== Exercise directions ==
Where the word "with" occurs in a line, return that line.

━━━━

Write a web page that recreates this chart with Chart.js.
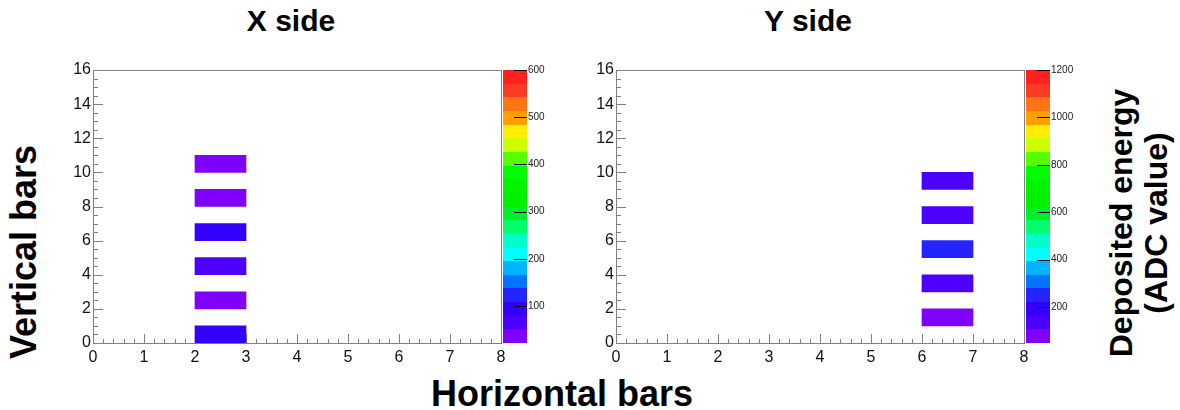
<!DOCTYPE html>
<html>
<head>
<meta charset="utf-8">
<script src="https://cdn.jsdelivr.net/npm/chart.js@4.4.1/dist/chart.umd.min.js"></script>
<style>
    body { margin: 0; background: #ffffff; }
    #wrap { position: relative; width: 1180px; height: 410px; overflow: hidden; font-family: 'Liberation Sans', Arial, sans-serif; }
    canvas { position: absolute; }
    .lbl { position: absolute; font-weight: bold; color: #000; white-space: nowrap; line-height: 1; }
    .rot { transform: translate(-50%, -50%) rotate(-90deg); }
    .ctr { transform: translate(-50%, -50%); }
</style>
</head>
<body>
<div id="wrap">
    <div class="lbl ctr" style="left:291px; top:21px; font-size:30px;">X side</div>
    <div class="lbl ctr" style="left:808px; top:21px; font-size:30px;">Y side</div>
    <div class="lbl rot" style="left:24px; top:252px; font-size:36px;">Vertical bars</div>
    <div class="lbl ctr" style="left:562px; top:394px; font-size:36px;">Horizontal bars</div>
    <div class="lbl rot" style="left:1121px; top:223px; font-size:32px;">Deposited energy</div>
    <div class="lbl rot" style="left:1156px; top:223px; font-size:32px;">(ADC value)</div>
    <canvas id="chartX" width="550" height="330" style="left:40px; top:50px;"></canvas>
    <canvas id="chartY" width="550" height="330" style="left:563px; top:50px;"></canvas>
</div>
<script>
// X side hits: lower bin edges (column, row) and ADC value
const xSideCol = [2, 2, 2, 2, 2, 2];
const xSideRow = [0, 2, 4, 6, 8, 10];
const xSideAdc = [95, 40, 65, 100, 38, 22];

// Y side hits
const ySideCol = [6, 6, 6, 6, 6];
const ySideRow = [1, 3, 5, 7, 9];
const ySideAdc = [48, 150, 240, 130, 120];

// Axis ticks and colour scale ranges
const xTicks = [0, 1, 2, 3, 4, 5, 6, 7, 8];
const yTicks = [0, 2, 4, 6, 8, 10, 12, 14, 16];
const zTicksX = [100, 200, 300, 400, 500, 600];
const zTicksY = [200, 400, 600, 800, 1000, 1200];
const zRangeX = [22, 600];
const zRangeY = [48, 1200];

// 20 contour colours, low -> high
const palette = [
    '#8000ff', '#4c00ff', '#3300ff', '#2424ff', '#0074ff',
    '#00b4ff', '#00ffff', '#00ffc8', '#00ff6a', '#00f028',
    '#00f000', '#00f400', '#00ff00', '#55ff00', '#ccff00',
    '#ffee00', '#ffa000', '#ff7414', '#ff3a24', '#ff2020'
];

const tickFont = { family: "'Liberation Sans', Arial, sans-serif", size: 16 };
const frameColor = '#808080';

const makeChart = (canvasId, cols, rows, adc, zRange, zTicks) => {
    const colorFor = (v) => {
        const k = Math.floor((v - zRange[0]) / (zRange[1] - zRange[0]) * palette.length);
        return palette[Math.max(0, Math.min(palette.length - 1, k))];
    };
    const cells = cols.map((c, i) => ({ x: c + 0.5, y: [rows[i], rows[i] + 1] }));

    // ROOT style frame, inner ticks and colour palette
    const rootFrame = {
        id: 'rootFrame',
        beforeDatasetsDraw(chart) {
            const { ctx, chartArea: a, scales: { x, y } } = chart;
            ctx.save();
            ctx.strokeStyle = frameColor;
            ctx.lineWidth = 1;
            ctx.beginPath();
            for (let i = 0; i <= 40; i++) {
                const px = Math.round(x.getPixelForValue(i / 5)) + 0.5;
                const len = i % 5 === 0 ? 9 : 4;
                ctx.moveTo(px, a.bottom);
                ctx.lineTo(px, a.bottom - len);
            }
            for (let i = 0; i <= 32; i++) {
                const py = Math.round(y.getPixelForValue(i / 2)) + 0.5;
                const len = i % 4 === 0 ? 10 : 5;
                ctx.moveTo(a.left, py);
                ctx.lineTo(a.left + len, py);
            }
            ctx.stroke();
            ctx.restore();
        },
        afterDraw(chart) {
            const { ctx, chartArea: a, scales: { z } } = chart;
            ctx.save();
            ctx.strokeStyle = frameColor;
            ctx.lineWidth = 1;
            ctx.strokeRect(Math.round(a.left) + 0.5, Math.round(a.top) + 0.5,
                Math.round(a.right - a.left), Math.round(a.bottom - a.top));

            const x0 = Math.round(a.right) + 2;
            const w = 24;
            const span = zRange[1] - zRange[0];
            palette.forEach((c, k) => {
                const p0 = Math.round(z.getPixelForValue(zRange[0] + span * k / palette.length));
                const p1 = Math.round(z.getPixelForValue(zRange[0] + span * (k + 1) / palette.length));
                ctx.fillStyle = c;
                ctx.fillRect(x0, p1, w, p0 - p1);
            });
            ctx.strokeStyle = '#000';
            ctx.beginPath();
            z.ticks.forEach(t => {
                const py = Math.round(z.getPixelForValue(t.value)) + 0.5;
                ctx.moveTo(x0 + w - 13, py);
                ctx.lineTo(x0 + w, py);
            });
            ctx.stroke();
            ctx.restore();
        }
    };

    return new Chart(document.getElementById(canvasId), {
        type: 'bar',
        data: {
            datasets: [{
                data: cells,
                xAxisID: 'x',
                yAxisID: 'y',
                backgroundColor: adc.map(colorFor),
                borderWidth: 0,
                barPercentage: 1,
                categoryPercentage: 1
            }]
        },
        options: {
            responsive: false,
            animation: false,
            devicePixelRatio: 1,
            layout: { padding: { top: 20, left: 0, right: 0, bottom: 0 } },
            plugins: {
                legend: { display: false },
                tooltip: { enabled: false }
            },
            scales: {
                x: {
                    type: 'linear',
                    min: 0,
                    max: 8,
                    offset: false,
                    grid: { display: false, drawTicks: false, offset: false },
                    border: { display: false },
                    ticks: { padding: 5, font: tickFont, color: '#111', autoSkip: false, maxRotation: 0 },
                    afterBuildTicks: (s) => { s.ticks = xTicks.map(v => ({ value: v })); },
                    afterFit: (s) => { s.height = 37; }
                },
                y: {
                    type: 'linear',
                    min: 0,
                    max: 16,
                    grid: { display: false, drawTicks: false },
                    border: { display: false },
                    ticks: { padding: 2, font: tickFont, color: '#111', autoSkip: false },
                    afterBuildTicks: (s) => { s.ticks = yTicks.map(v => ({ value: v })); },
                    afterFit: (s) => { s.width = 53; }
                },
                z: {
                    type: 'linear',
                    axis: 'y',
                    position: 'right',
                    min: zRange[0],
                    max: zRange[1],
                    beginAtZero: false,
                    grid: { display: false, drawTicks: false },
                    border: { display: false },
                    ticks: {
                        padding: 27,
                        color: '#222',
                        autoSkip: false,
                        callback: (v) => String(v),
                        font: { family: "'Liberation Sans', Arial, sans-serif", size: 10 }
                    },
                    afterBuildTicks: (s) => { s.ticks = zTicks.map(v => ({ value: v })); },
                    afterFit: (s) => {
                        s.width = 89;
                        s.paddingTop = 0;
                        s.paddingBottom = 0;
                    }
                }
            }
        },
        plugins: [rootFrame]
    });
};

makeChart('chartX', xSideCol, xSideRow, xSideAdc, zRangeX, zTicksX);
makeChart('chartY', ySideCol, ySideRow, ySideAdc, zRangeY, zTicksY);
</script>
</body>
</html>
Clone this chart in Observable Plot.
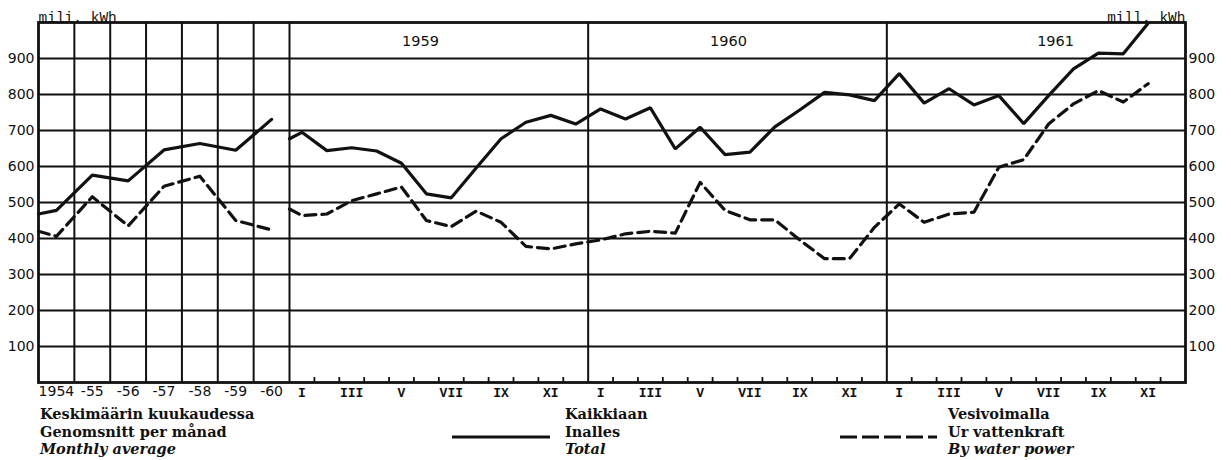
<!DOCTYPE html>
<html><head><meta charset="utf-8">
<script src="https://cdn.jsdelivr.net/npm/d3@7"></script>
<script src="https://cdn.jsdelivr.net/npm/@observablehq/plot@0.6"></script>
<style>
body{margin:0;background:#fff;}
#wrap{position:relative;width:1231px;height:460px;overflow:hidden;}
.leg{position:absolute;font-family:"DejaVu Serif",serif;font-weight:bold;font-size:14.5px;line-height:17.5px;color:#111;white-space:nowrap;}
.leg i{font-style:italic;}
.sample{position:absolute;}
</style></head><body><div id="wrap"></div>
<script>
// ---- data (mill. kWh) ----
const years = ["1954", "-55", "-56", "-57", "-58", "-59", "-60"];
const yearlyTotal = [478, 576, 560, 646, 664, 645, 731];
const yearlyHydro = [406, 516, 435, 545, 573, 450, 424];
// value where each line enters its section (yearly section, monthly section)
const leadInTotal = [468, 677];
const leadInHydro = [420, 482];

const monthYears = ["1959", "1960", "1961"];
const monthLabels = ["I", "", "III", "", "V", "", "VII", "", "IX", "", "XI", ""];
const total1959 = [695, 644, 652, 643, 609, 524, 513, 596, 677, 723, 742, 718];
const total1960 = [760, 732, 763, 649, 709, 633, 640, 710, 757, 806, 799, 783];
const total1961 = [858, 776, 816, 771, 797, 719, 797, 871, 915, 913, 998];
const hydro1959 = [464, 468, 505, 524, 543, 450, 433, 476, 445, 378, 371, 385];
const hydro1960 = [396, 413, 420, 415, 556, 478, 452, 452, 396, 344, 344, 431];
const hydro1961 = [496, 445, 468, 473, 598, 619, 718, 774, 811, 779, 830];

const yTicks = [100, 200, 300, 400, 500, 600, 700, 800, 900];

// ---- layout (x in month units; one yearly cell = c months wide) ----
const c = 1.4407;
const xYear = i => (i + 0.5) * c;
const m0 = 7 * c;
const xMonth = m => m0 + m + 0.5;
const yearLabelOffset = [5.26, 5.64, 6.78];

const totalM = [...total1959, ...total1960, ...total1961];
const hydroM = [...hydro1959, ...hydro1960, ...hydro1961];

const rows = [];
rows.push({x: 0, y: leadInTotal[0], s: "total", seg: "ty"});
yearlyTotal.forEach((v, i) => rows.push({x: xYear(i), y: v, s: "total", seg: "ty"}));
rows.push({x: 0, y: leadInHydro[0], s: "hydro", seg: "hy"});
yearlyHydro.forEach((v, i) => rows.push({x: xYear(i), y: v, s: "hydro", seg: "hy"}));
rows.push({x: m0, y: leadInTotal[1], s: "total", seg: "tm"});
totalM.forEach((v, m) => rows.push({x: xMonth(m), y: v, s: "total", seg: "tm"}));
rows.push({x: m0, y: leadInHydro[1], s: "hydro", seg: "hm"});
hydroM.forEach((v, m) => rows.push({x: xMonth(m), y: v, s: "hydro", seg: "hm"}));

const vLines = [1, 2, 3, 4, 5, 6, 7].map(i => i * c).concat([m0 + 12, m0 + 24]);
const monthTicks = d3.range(1, 36).filter(k => k % 12 !== 0).map(k => m0 + k);
const yearLabs = years.map((t, i) => ({x: xYear(i), t}));
const monthLabs = [];
monthYears.forEach((yy, j) => monthLabels.forEach((t, k) => { if (t) monthLabs.push({x: xMonth(j * 12 + k), t}); }));
const yearTitles = monthYears.map((t, j) => ({x: m0 + j * 12 + yearLabelOffset[j], t}));

const ink = "#111";
const chart = Plot.plot({
  width: 1231, height: 400,
  marginLeft: 38, marginRight: 46, marginTop: 22, marginBottom: 18,
  x: {domain: [0, m0 + 36], axis: null},
  y: {domain: [0, 1000], axis: null},
  style: {background: "#fff", color: ink},
  marks: [
    Plot.ruleY(yTicks, {stroke: ink, strokeWidth: 2}),
    Plot.ruleX(vLines, {stroke: ink, strokeWidth: 2}),
    Plot.tickX(monthTicks, {x: d => d, insetTop: 355, stroke: ink, strokeWidth: 1.8}),
    Plot.line(rows.filter(d => d.s === "total"), {x: "x", y: "y", z: "seg", stroke: ink, strokeWidth: 3.2, strokeLinejoin: "miter"}),
    Plot.line(rows.filter(d => d.s === "hydro"), {x: "x", y: "y", z: "seg", stroke: ink, strokeWidth: 3.2, strokeDasharray: "11,6"}),
    Plot.frame({stroke: ink, strokeWidth: 2.8}),
    Plot.axisY(yTicks, {anchor: "left", tickSize: 0, tickPadding: 4, fontSize: 14, fontFamily: "DejaVu Sans", label: null}),
    Plot.axisY(yTicks, {anchor: "right", tickSize: 0, tickPadding: 3, fontSize: 14, fontFamily: "DejaVu Sans", label: null}),
    Plot.text(yearLabs, {x: "x", text: "t", frameAnchor: "bottom", lineAnchor: "top", dy: 4, fontSize: 14, fontFamily: "DejaVu Sans", fill: ink}),
    Plot.text(monthLabs, {x: "x", text: "t", frameAnchor: "bottom", lineAnchor: "top", dy: 5, fontSize: 13, fontWeight: "bold", fontFamily: "Liberation Mono", fill: ink}),
    Plot.text(yearTitles, {x: "x", text: "t", frameAnchor: "top", lineAnchor: "middle", dy: 19, fontSize: 14.5, fontFamily: "DejaVu Sans", fill: ink}),
    Plot.text(["mili. kWh"], {frameAnchor: "top-left", textAnchor: "start", lineAnchor: "bottom", dy: -1, fontSize: 14.5, fontFamily: "Liberation Mono", fill: ink}),
    Plot.text(["mill. kWh"], {frameAnchor: "top-right", textAnchor: "end", lineAnchor: "bottom", dy: -1, fontSize: 14.5, fontFamily: "Liberation Mono", fill: ink})
  ]
});
const wrap = document.getElementById("wrap");
wrap.appendChild(chart);

// ---- legend (below the SVG) ----
const legend = [
  {left: 40, lines: ["Keskimäärin kuukaudessa", "Genomsnitt per månad", "Monthly average"], sample: null},
  {left: 565, lines: ["Kaikkiaan", "Inalles", "Total"], sample: {x1: 452, x2: 550, dash: null}},
  {left: 948, lines: ["Vesivoimalla", "Ur vattenkraft", "By water power"], sample: {x1: 840, x2: 937, dash: "17,5"}}
];
legend.forEach(l => {
  const div = document.createElement("div");
  div.className = "leg";
  div.style.left = l.left + "px";
  div.style.top = "405px";
  div.innerHTML = l.lines[0] + "<br>" + l.lines[1] + "<br><i>" + l.lines[2] + "</i>";
  wrap.appendChild(div);
  if (l.sample) {
    const svg = d3.create("svg").attr("class", "sample")
      .attr("width", l.sample.x2 - l.sample.x1).attr("height", 8)
      .style("left", l.sample.x1 + "px").style("top", "433px");
    svg.append("line").attr("x1", 0).attr("x2", l.sample.x2 - l.sample.x1).attr("y1", 4).attr("y2", 4)
      .attr("stroke", ink).attr("stroke-width", 3).attr("stroke-dasharray", l.sample.dash);
    wrap.appendChild(svg.node());
  }
});
</script></body></html>
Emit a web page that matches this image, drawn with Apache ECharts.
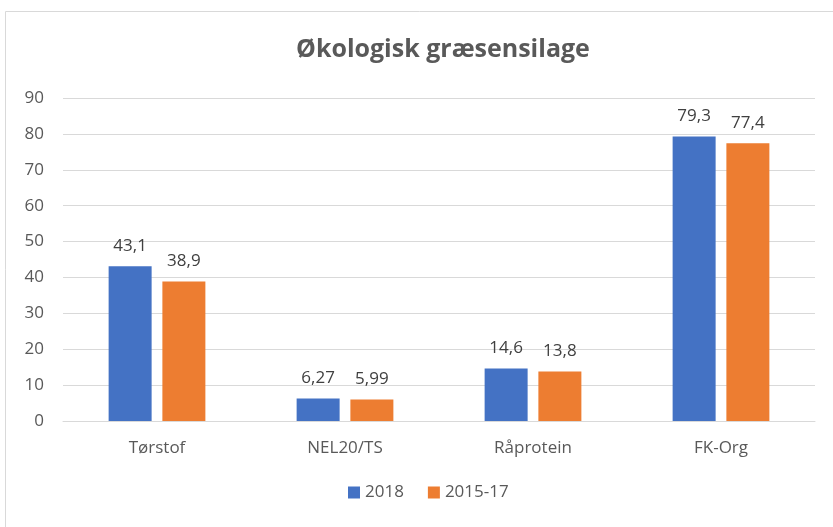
<!DOCTYPE html>
<html>
<head>
<meta charset="utf-8">
<script src="https://cdn.jsdelivr.net/npm/echarts@6/dist/echarts.min.js"></script>
<style>
  html, body { margin: 0; padding: 0; background: #fff; }
  #main { width: 833px; height: 527px; }
</style>
</head>
<body>
<div id="main"></div>
<script>
// data
var categories = ['Tørstof', 'NEL20/TS', 'Råprotein', 'FK-Org'];
var values2018 = [43.1, 6.27, 14.6, 79.3];
var values201517 = [38.9, 5.99, 13.8, 77.4];
var yTicks = { min: 0, max: 90, interval: 10 };

var chart = echarts.init(document.getElementById('main'));

var fontName = '"Open Sans", "DejaVu Sans", sans-serif';

// komma som decimaltegn
function fmt(p) {
  return String(p.value).replace('.', ',');
}

var option = {
  animation: false,
  textStyle: { fontFamily: fontName },
  graphic: [{
    type: 'rect',   // kant rundt om diagrammet (fortsætter ud over højre/bund)
    shape: { x: 5.5, y: 11.5, width: 840, height: 530 },
    style: { fill: 'none', stroke: '#d9d9d9', lineWidth: 1 },
    silent: true
  }],
  title: {
    text: 'Økologisk græsensilage',
    left: 291,
    top: 32,
    textStyle: {
      fontFamily: fontName,
      fontSize: 25,
      fontWeight: 'bold',
      color: '#595959'
    }
  },
  legend: {
    data: ['2018', '2015-17'],
    bottom: 21,
    left: 343,
    itemWidth: 12,
    itemHeight: 12,
    itemGap: 24,
    icon: 'rect',
    textStyle: { fontSize: 17, color: '#595959' }
  },
  grid: {
    left: 63,
    right: 18,
    top: 98,
    bottom: 106
  },
  xAxis: {
    type: 'category',
    data: categories,
    axisTick: { show: false },
    axisLine: { lineStyle: { color: '#d9d9d9' } },
    axisLabel: { fontSize: 17, color: '#595959', margin: 19 }
  },
  yAxis: {
    type: 'value',
    min: yTicks.min,
    max: yTicks.max,
    interval: yTicks.interval,
    axisLine: { show: false },
    axisTick: { show: false },
    splitLine: { lineStyle: { color: '#d9d9d9' } },
    axisLabel: { fontSize: 17, color: '#595959', margin: 19 }
  },
  series: [{
    name: '2018',
    type: 'bar',
    data: values2018,
    barWidth: 43,
    barGap: '25%',
    itemStyle: { color: '#4472C4' },
    label: {
      show: true,
      position: 'top',
      distance: 12,
      fontSize: 17,
      color: '#404040',
      formatter: fmt
    }
  }, {
    name: '2015-17',
    type: 'bar',
    data: values201517,
    barWidth: 43,
    itemStyle: { color: '#ED7D31' },
    label: {
      show: true,
      position: 'top',
      distance: 12,
      fontSize: 17,
      color: '#404040',
      formatter: fmt
    }
  }]
};

chart.setOption(option);
</script>
</body>
</html>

━━━━

== Problem solution ==
Write a web page that recreates this chart with Chart.js.
Emit a web page that matches this image, drawn with Apache ECharts.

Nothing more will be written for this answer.